Emergency drainage planned

Advocate staff photo by ADAM LAUEast Ascension drainage officials have started excavation work on the failed Frog Bayou lock under Alligator Bayou Road in Prairieville. Piping that was part of the lock structure and ran under the road has deteriorated and been removed by the parish. In this state, the lock cannot currently control flow in or out from Bayou Manchac, so parish officials decided Wednesday night to close the lock and dig a new channel for drainage south of the structure. Show caption
Advocate staff photo by ADAM LAUEast Ascension drainage officials have started excavation work on the failed Frog Bayou lock under Alligator Bayou Road in Prairieville. Piping that was part of the lock structure and ran under the road has deteriorated and been removed by the parish. In this state, the lock cannot currently control flow in or out from Bayou Manchac, so parish officials decided Wednesday night to close the lock and dig a new channel for drainage south of the structure.

East Ascension drainage officials backed a plan Wednesday to temporarily close the Frog Bayou lock and pursue construction of a 600-foot-long drainage channel linking Bluff Swamp to the nearby Spanish Lake area.

East Ascension drainage officials said the $705,000 plan is needed because a lock that had controlled drainage in Frog Bayou, which drains the Bluff Swamp, has failed.

The Bluff Swamp runs along Bluff Road in the northwestern part of the parish. Homes are situated adjacent to the swampy area, which is just east of Spanish Lake.

The East Ascension Consolidated Gravity Drainage District No. 1 Board of Commissioners agreed, 6-0, Wednesday in a special meeting to declare an emergency because of the failure of the lock, which dates from the 1950s.

The Frog Bayou lock runs underneath Alligator Bayou Road and drains into Bayou Manchac, which flows beside the road.

East Ascension Drainage Director Bill Roux told commissioners the corrugated pipe that was part of the lock structure is completely gone.

He said parish officials also need to stabilize the road over the structure. One lane is currently closed in the area.

But he explained that when that lock work is done, the parish will not have the ability to continue to drain Bluff Swamp through the lock. He said if a significant storm event were to occur, there could be major flooding problems.

To drain the swamp, parish officials are proposing digging a 400- to 600-foot-long channel from Bluff Swamp to Spanish Lake and using the nearby Alligator Bayou lock to drain the whole region.

Roux said the channel, which would need a right of way of about 100 feet wide, would be routed through land owned by the parish and the Pontchartrain Levee District.

The two drainage basins — Bluff Swamp and Spanish Lake — are separated by a levee and controlled by separate locks. The proposed channel would create a path through that division below the locks.

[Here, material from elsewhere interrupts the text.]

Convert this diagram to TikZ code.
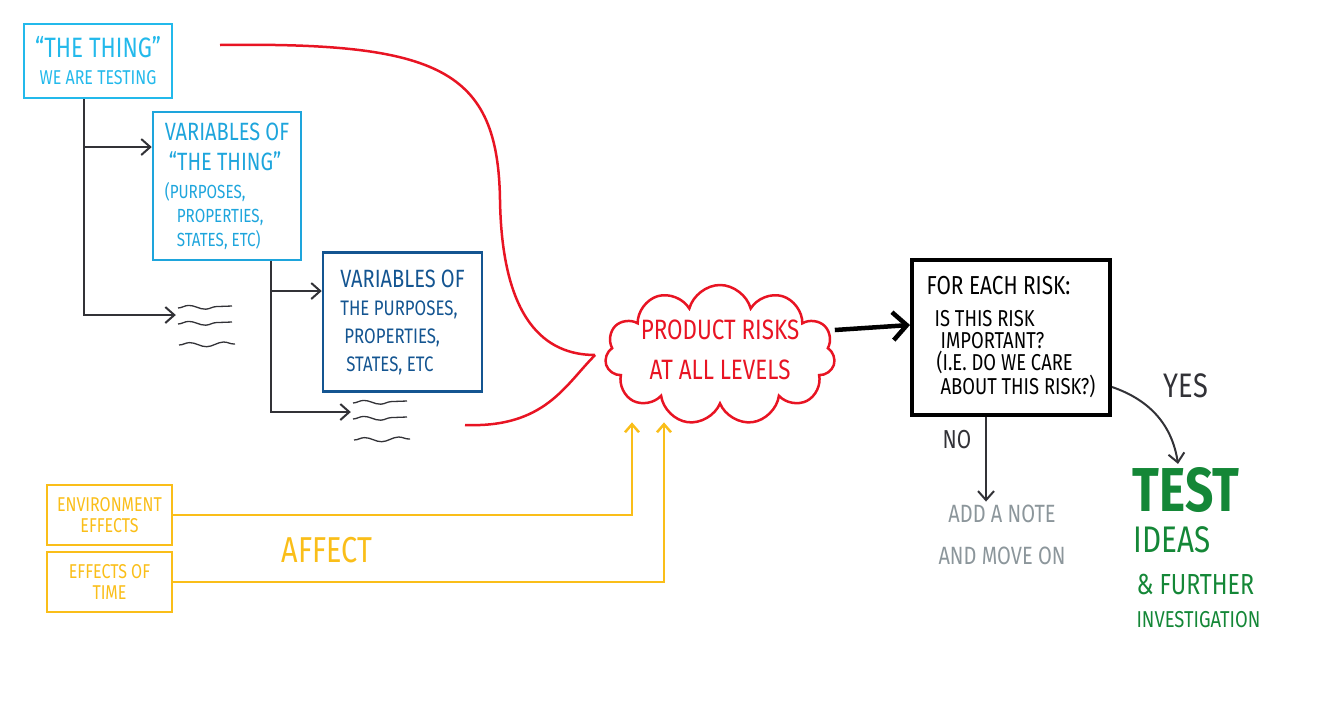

The Spanish Lake area is drained by Alligator Bayou, which drains into Manchac Bayou through locks also under Alligator Bayou Road and just down the road from the Frog Bayou locks.

The Alligator Bayou locks are in Iberville Parish and controlled by that parish.

Roux said the emergency work would remain in place until long-awaited plans to expand the Frog Bayou locks materialize.

That project has been waiting for several years on completion of a study of the area being done in conjunction with the U.S. Army Corps of Engineers and the Pontchartrain Levee District that still has not been made public.

Roux indicated in an interview after the meeting that study was essentially moot at this point from the parish’s point of view because of funding questions surrounding it.

During the meeting, Parish President Tommy Martinez suggested the parish might look in the future at enlarging the locks at Alligator Bayou in conjunction with the new channel instead of Frog Bayou’s locks.

Councilman Randy Clouatre, who is chairman of the drainage board, said the parish has been in contact with the levee district and had preliminary contact with the Corps of Engineers.

The channel dredging is likely to need a corps wetland permit.

“We think we have a good avenue,” Clouatre said.

When asked by Councilman Benny Johnson, Roux replied that if the parish were to repair the Frog Bayou locks, drainage officials would still need to isolate the locks from water with a coffer dam and eliminate drainage of Bluff Swamp for several months.

“The bypass channel is necessary either way you go with it,” Roux said.